Axelrod, Robert. "More effective choice in the prisoner's dilemma." Journal of conflict resolution, 1980a Axelrod, Robert. "Effective choice in the prisoner's dilemma." Journal of conflict resolution, 1980b

Foerster, Jakob N., et al. "Learning with opponent-learning awareness." AAMAS 2018

Khandelwal, Urvashi, et al. "Sharp nearby, fuzzy far away: How neural language models use context." arXiv preprint arXiv:1805.04623 (2018).

3 The authors provide their results based on Assumption 3.1 and motive such assumption. Nonetheless, do the authors have any intuition about the behaviour of Q-learning for other initial conditions.

Yes!

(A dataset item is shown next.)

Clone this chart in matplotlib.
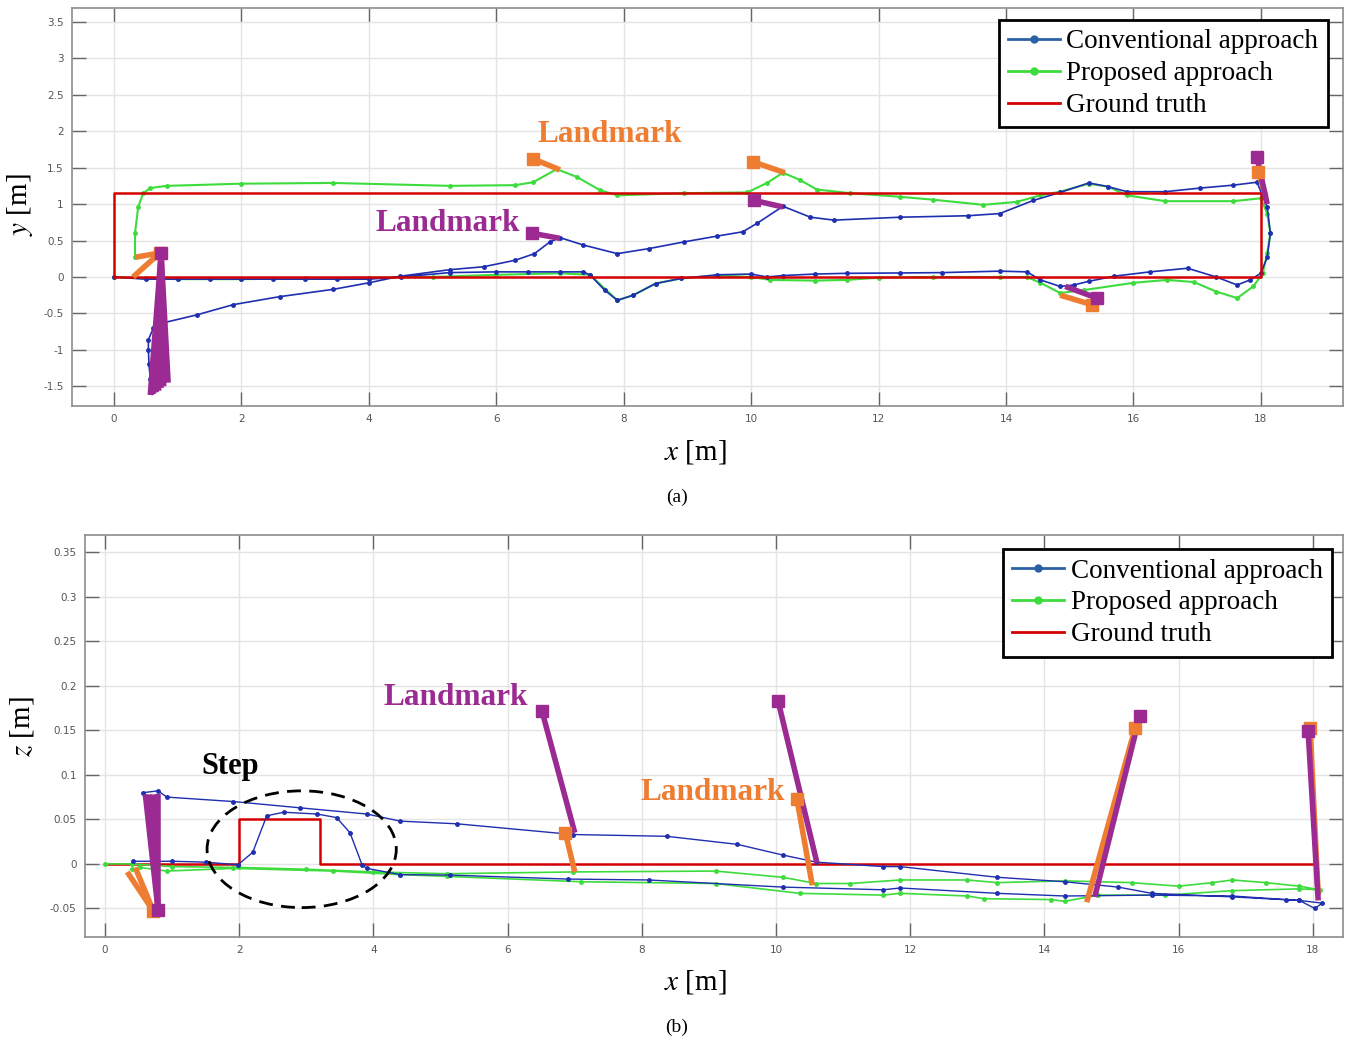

We have clear intuitions about the behavior of Q-learning under different initial conditions. For instance,

  • If Assumption i) is not satisfied, then one can show that the agents learn the always defect policy. As for the proof of Thm 3.2, one can study the evolution of Equation (4), and show that Q(DD),DtQ_{(DD), D}^t converges to Q(DD),Dalways defectQ_{(DD), D}^{\text{always defect}}, and always stay larger than Q(DD),Ct=Q(DD),Ct0Q_{(DD), C}^t = Q_{(DD), C}^{t_0}, hence the policy remains always defect. This is also illustrated on the left plot of Figure 3.
  • If Assumption i) holds but Assumption ii) does not, the learned policy follows a lose-shift strategy. This can be established using similar arguments by analyzing the evolution of the system of Equations (5-6).

Action: These discussions will be added to the revised manuscript.

最终决定

This submission received four expert reviews, with an initial disagreement on whether the paper properly addresses the multi-agent setting that it studies. All reviewers acknowledged the rebuttal and most engaged in a very lively and creative discussion about it. After receiving the authors' responses on multiple queries, the panel concluded that the paper will make a useful contribution to the MARL literature provided that some ambiguities are clarified which is expected to be the case for the camera-ready. The main confusion stemmed from the way in which the initial version of the paper motivated and, subsequently, resolved the tension between independent MARL, collusion incentives and self-play. In the process, some other minor issues were fixed (e.g., missing assumptions in certain statements) which were also addressed during the reviewing period.

In sum, the paper benefited from useful comments and suggestions from four expert reviewers who went above and beyond to discuss the paper and reach a fair evaluation. While the initial version had some important flaws, mainly in presentation, the panel is confident that the post-review version addresses these issues and will make a solid contribution - which was already present in the initial, submitted version - to the MARL literature.